> **DATA EXCERPT**:
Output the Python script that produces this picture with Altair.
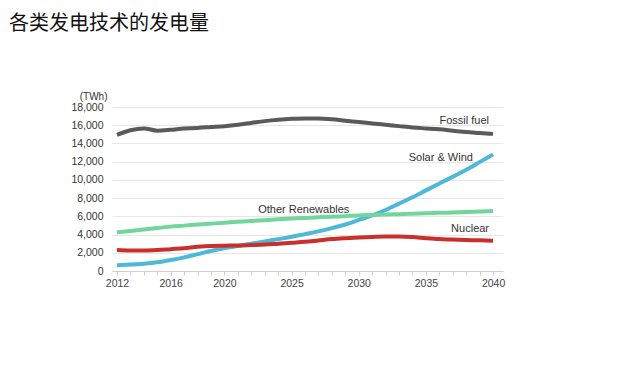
import altair as alt
import pandas as pd

years = list(range(2012, 2041))

fossil = [14950, 15450, 15650, 15400, 15500, 15650, 15700, 15800, 15900, 16050,
          16250, 16450, 16600, 16700, 16750, 16750, 16650, 16500, 16350, 16200,
          16050, 15900, 15750, 15650, 15550, 15400, 15250, 15150, 15050]
solar_wind = [620, 700, 800, 950, 1200, 1500, 1850, 2200, 2500, 2750,
              3000, 3250, 3500, 3750, 4050, 4350, 4700, 5100, 5600, 6100,
              6700, 7400, 8100, 8850, 9600, 10350, 11100, 11950, 12800]
other_ren = [4250, 4400, 4550, 4720, 4870, 4980, 5100, 5200, 5300, 5400,
             5500, 5580, 5670, 5750, 5820, 5890, 5950, 6020, 6100, 6150,
             6200, 6240, 6290, 6330, 6380, 6430, 6480, 6530, 6580]
nuclear = [2300, 2250, 2250, 2300, 2400, 2500, 2650, 2750, 2780, 2800,
           2850, 2900, 3000, 3100, 3200, 3350, 3500, 3600, 3680, 3740,
           3780, 3780, 3720, 3600, 3500, 3450, 3400, 3370, 3330]

series_names = ["Fossil fuel", "Solar & Wind", "Other Renewables", "Nuclear"]
series_colors = ["#5a5a5a", "#4db8d8", "#72d59c", "#c9302c"]

label_text = ["Fossil fuel", "Solar & Wind", "Other Renewables", "Nuclear"]
label_year = [2039.7, 2038.5, 2029.3, 2039.7]
label_value = [16460, 12370, 6700, 4610]

labeled_years = [2012, 2016, 2020, 2025, 2030, 2035, 2040]
y_ticks = list(range(0, 18001, 2000))

rows = []
for name, vals in zip(series_names, [fossil, solar_wind, other_ren, nuclear]):
    for y, v in zip(years, vals):
        rows.append({"year": y, "value": v, "series": name})
df = pd.DataFrame(rows)
labels_df = pd.DataFrame({"text": label_text, "year": label_year, "value": label_value})

font = "Liberation Sans"

x_scale = alt.Scale(domain=[2011.63, 2040.74], nice=False, zero=False)
y_scale = alt.Scale(domain=[0, 18000], nice=False)

x_axis = alt.Axis(values=years, format="d", grid=False, title=None,
                  labelExpr="indexof([" + ",".join(str(v) for v in labeled_years) + "], datum.value) >= 0 ? datum.label : ''",
                  labelFont=font, labelFontSize=10.5, labelColor="#444444",
                  labelPadding=3, tickSize=4, tickColor="#d0d0d0",
                  domainColor="#d0d0d0", labelFlush=False, labelOverlap=False,
                  labelBound=False)
y_axis = alt.Axis(values=y_ticks, format=",d",
                  grid=True, gridColor="#e6e6e6", domain=False, ticks=False,
                  tickSize=0, labelPadding=9, labelOverlap=False,
                  labelFont=font, labelFontSize=10.5, labelColor="#333333",
                  title="(TWh)", titleAngle=0, titleAlign="right",
                  titleBaseline="middle", titleX=-5, titleY=-11,
                  titleFont=font, titleFontSize=10, titleFontWeight="normal",
                  titleColor="#333333")

lines = alt.Chart(df).mark_line(strokeWidth=4, interpolate="monotone").encode(
    x=alt.X("year:Q", scale=x_scale, axis=x_axis),
    y=alt.Y("value:Q", scale=y_scale, axis=y_axis),
    color=alt.Color("series:N", scale=alt.Scale(domain=series_names, range=series_colors),
                    legend=None),
)

texts = alt.Chart(labels_df).mark_text(align="right", baseline="middle", font=font,
                                        fontSize=11, color="#333333").encode(
    x=alt.X("year:Q", scale=x_scale, axis=x_axis),
    y=alt.Y("value:Q", scale=y_scale, axis=y_axis),
    text="text:N",
)

chart = alt.layer(lines, texts).properties(
    width=391,
    height=164,
    background="white",
    autosize=alt.AutoSizeParams(type="none"),
    padding={"left": 104, "top": 99, "right": 120, "bottom": 90},
    title=alt.TitleParams("各类发电技术的发电量", anchor="start", frame="group",
                          font="Noto Sans CJK SC", fontSize=20, fontWeight="normal",
                          color="#111111", dx=-103, offset=57),
).configure_view(strokeWidth=0)

chart.save("out.html", embed_options={"renderer": "svg", "actions": False})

> **WHAT NEEDS TO BE DONE**:
Copy nothing but the lines from the first one in the listing through the line with "y_ticks = list(range(0, 18001, 2000))", and omit the pictures.

> **RESPONSE TO THE EXERCISE**:
Output the Python script that produces this picture with Altair.
import altair as alt
import pandas as pd

years = list(range(2012, 2041))

fossil = [14950, 15450, 15650, 15400, 15500, 15650, 15700, 15800, 15900, 16050,
          16250, 16450, 16600, 16700, 16750, 16750, 16650, 16500, 16350, 16200,
          16050, 15900, 15750, 15650, 15550, 15400, 15250, 15150, 15050]
solar_wind = [620, 700, 800, 950, 1200, 1500, 1850, 2200, 2500, 2750,
              3000, 3250, 3500, 3750, 4050, 4350, 4700, 5100, 5600, 6100,
              6700, 7400, 8100, 8850, 9600, 10350, 11100, 11950, 12800]
other_ren = [4250, 4400, 4550, 4720, 4870, 4980, 5100, 5200, 5300, 5400,
             5500, 5580, 5670, 5750, 5820, 5890, 5950, 6020, 6100, 6150,
             6200, 6240, 6290, 6330, 6380, 6430, 6480, 6530, 6580]
nuclear = [2300, 2250, 2250, 2300, 2400, 2500, 2650, 2750, 2780, 2800,
           2850, 2900, 3000, 3100, 3200, 3350, 3500, 3600, 3680, 3740,
           3780, 3780, 3720, 3600, 3500, 3450, 3400, 3370, 3330]

series_names = ["Fossil fuel", "Solar & Wind", "Other Renewables", "Nuclear"]
series_colors = ["#5a5a5a", "#4db8d8", "#72d59c", "#c9302c"]

label_text = ["Fossil fuel", "Solar & Wind", "Other Renewables", "Nuclear"]
label_year = [2039.7, 2038.5, 2029.3, 2039.7]
label_value = [16460, 12370, 6700, 4610]

labeled_years = [2012, 2016, 2020, 2025, 2030, 2035, 2040]
y_ticks = list(range(0, 18001, 2000))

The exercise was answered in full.